I have a friend by the name of Dr John Dempster. Each week John writes an article for the Inversess newspaper in Scotland and he kindly sends me a copy by email.
Here is a copy of what he sent me this week. It blessed me I hope it will also bless you.
Ray
www.Christian-housesitters.com
Last Wednesday Alan Johnston, the BBC journalist held hostage in Gaza for 114 days was released. Tired, but composed and lucid he spoke about his time in captivity and his joy at being freed. ‘I dreamt, literally dreamt of being free again and always woke up in that little room,’ he said. ‘It’s hard to put into words how good it is to be free.’
On the first of July Inverness Methodist Church organised ‘the Big Sing,’ marking the 300th anniversary of the birth of Charles Wesley, one of the founders of Methodism.
Today, Wesley is best remembered for his hymns – he wrote several thousand, some of which, including Hark the herald angels sing, Jesus lover of my soul and Love divine all loves excelling are still sung today.
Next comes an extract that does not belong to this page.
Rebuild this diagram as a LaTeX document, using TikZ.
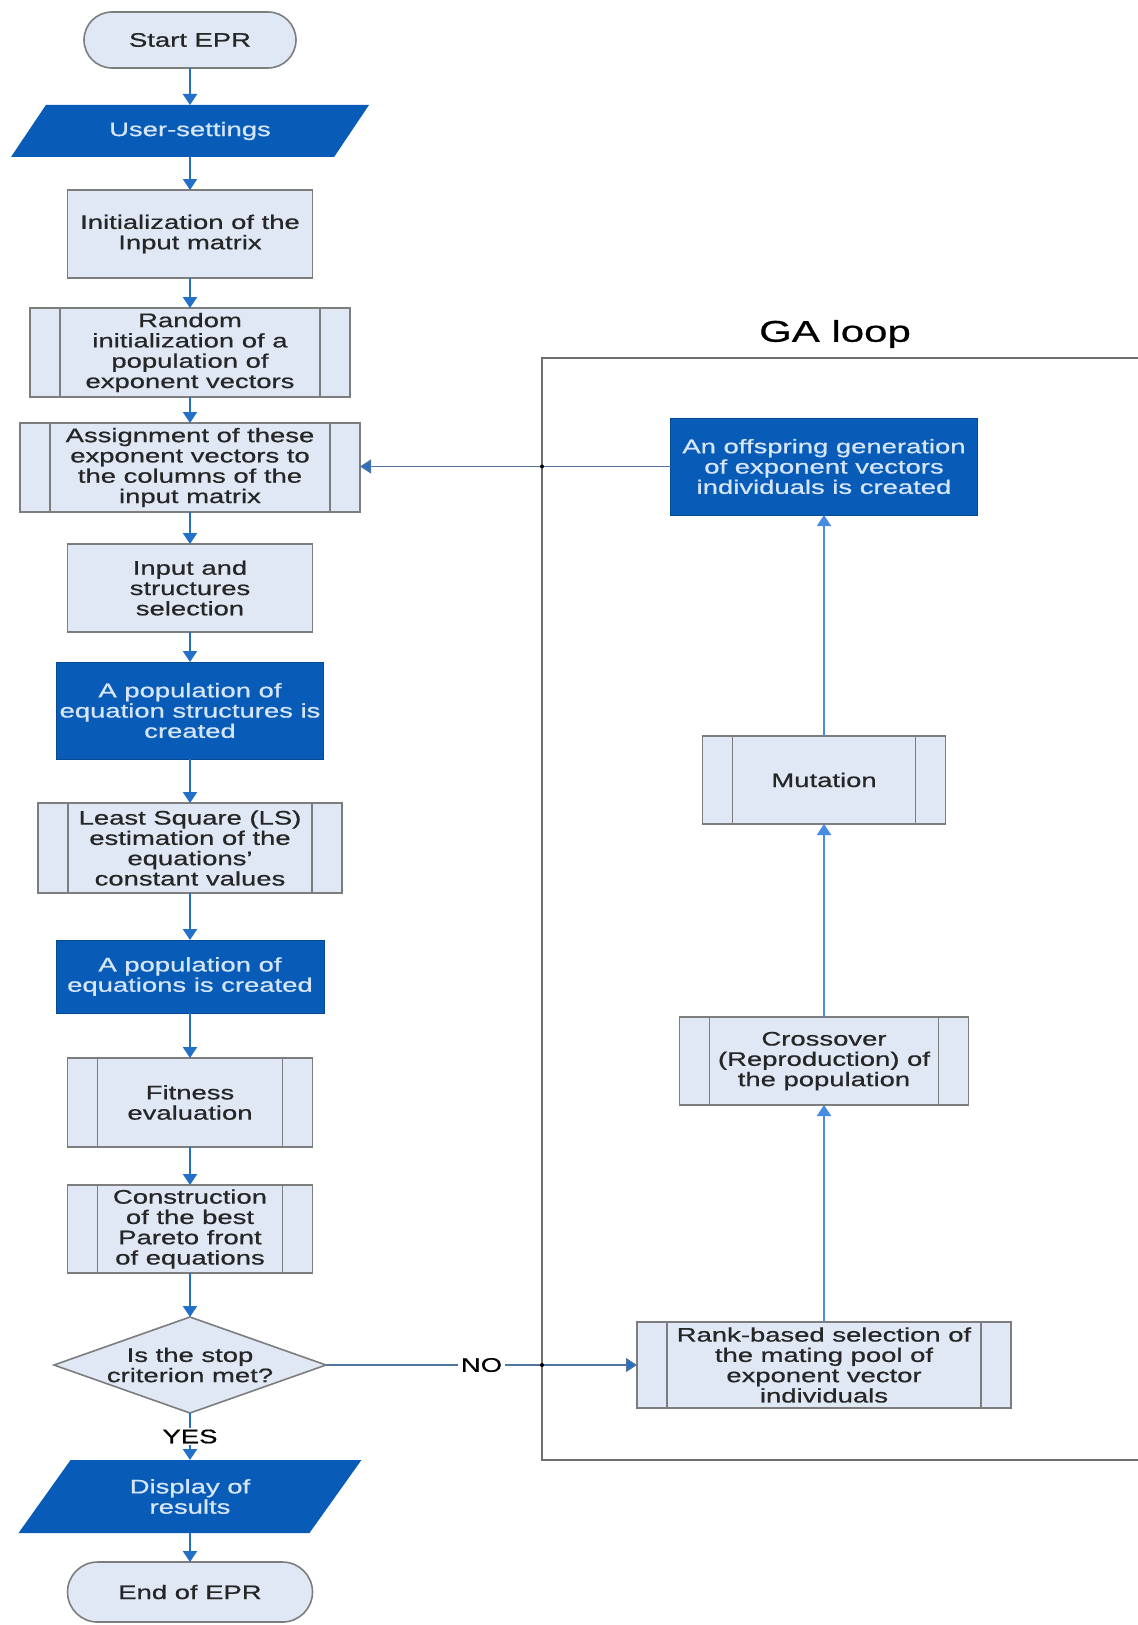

What strikes you as you read his work is the strength and passion of his faith and his experience of joy and personal freedom. ‘He breaks the power of cancelled sin,’ Charles writes confidently, referring to Jesus. ‘Long my imprisoned spirit lay, fast bound in sin and nature’s night,’ he tells us, before describing what happened when Christ intervened – ‘I woke, the dungeon flamed with light; my chains fell of, my heart was free, I rose, went forth, and followed thee.’
This gift of freedom seems to have been every bit as real to Wesley as Alan Johnson’s deliverance from literal captivity was to him. But in what sense was Charles ever ‘fast bound’ in a ‘dungeon’? It seems that as a young man he became acutely aware of his own sinfulness and moral imperfections, and realised these were a barrier closing his heart to the loving, holy God he longed to encounter. He believed that unless this barrier were removed, he would face God’s judgement after death, yet his strenuous efforts to live a committed, Christian life were not, he felt, really changing him for the better.
This failure drove him to the dungeon of despair from which he was only set free when he realised Christianity is not after all about trying to make ourselves good enough for God, but about inviting Christ to demolish the barrier which separates us from him, forgiving us, setting us free, empowering us to be better people. These thoughts came to a focus for Charles Wesley on one particular Sunday, 21st May 1738, and it was from then that he dated the beginning of his true Christian faith. That night he says, ’I went to bed still sensible of my own weakness yet confident of Christ’s protection.’
All of us as Christians know something of the freedom Wesley describes. Like him we’ve discovered that Jesus Christ reconnects us with God, forgiving us totally. And to one degree or another we’ve all received through faith in Christ freedom from fear, freedom from guilt, freedom from hopelessness, freedom from destructive patterns of behaviour, freedom from the negativism which tells we will never be free.
Alan Johnston described his difficulty finding words to adequately describe his joy at being free. Christians find in the Bible, but also in the work of writers like Charles Wesley a storehouse of words, helping us both to express and to understand more deeply what our minds have come to know and our hearts to feel.
Spiritual experience was important to Charles Wesley and his equally-famous brother John. On his death-bed in 1735 their father Samuel, an Anglican vicar, told John ‘The inward witness, son, the inward witness, this is the proof, the strongest proof of Christianity.’ And yet Charles Wesley was no stranger to depression, and he sometimes felt that God was working through him rather than working in him – others were encouraged by his preaching, while he was unmoved.
Many of us, knowing how fluctuating is our sense of God’s presence prefer to base our faith on more reliable evidence of the truth of Christianity, such as eye-witness accounts of meetings with the risen-from-the-dead Jesus. And so we continue to believe that we all as Christians singers in a great song far bigger than we are, a song sung by God’s people throughout the whole of history. And day by day we make Charles Wesley’s words our own – ‘Other refuge have I none…All my trust on thee is stayed…Thou O Christ, art all I want, more than all in Thee I found.’
After his release, Alan Johnston voiced his concern for the five other Britons currently being held hostage in Iraq. ‘My heart goes out to anybody in that situation, he said. ‘I do so much hope they have a day like mine. I pray for them.’ Which is precisely the impulse which motivates folk like Charles Wesley who have tasted deeply of the freedom Jesus brings to help others find him for themselves.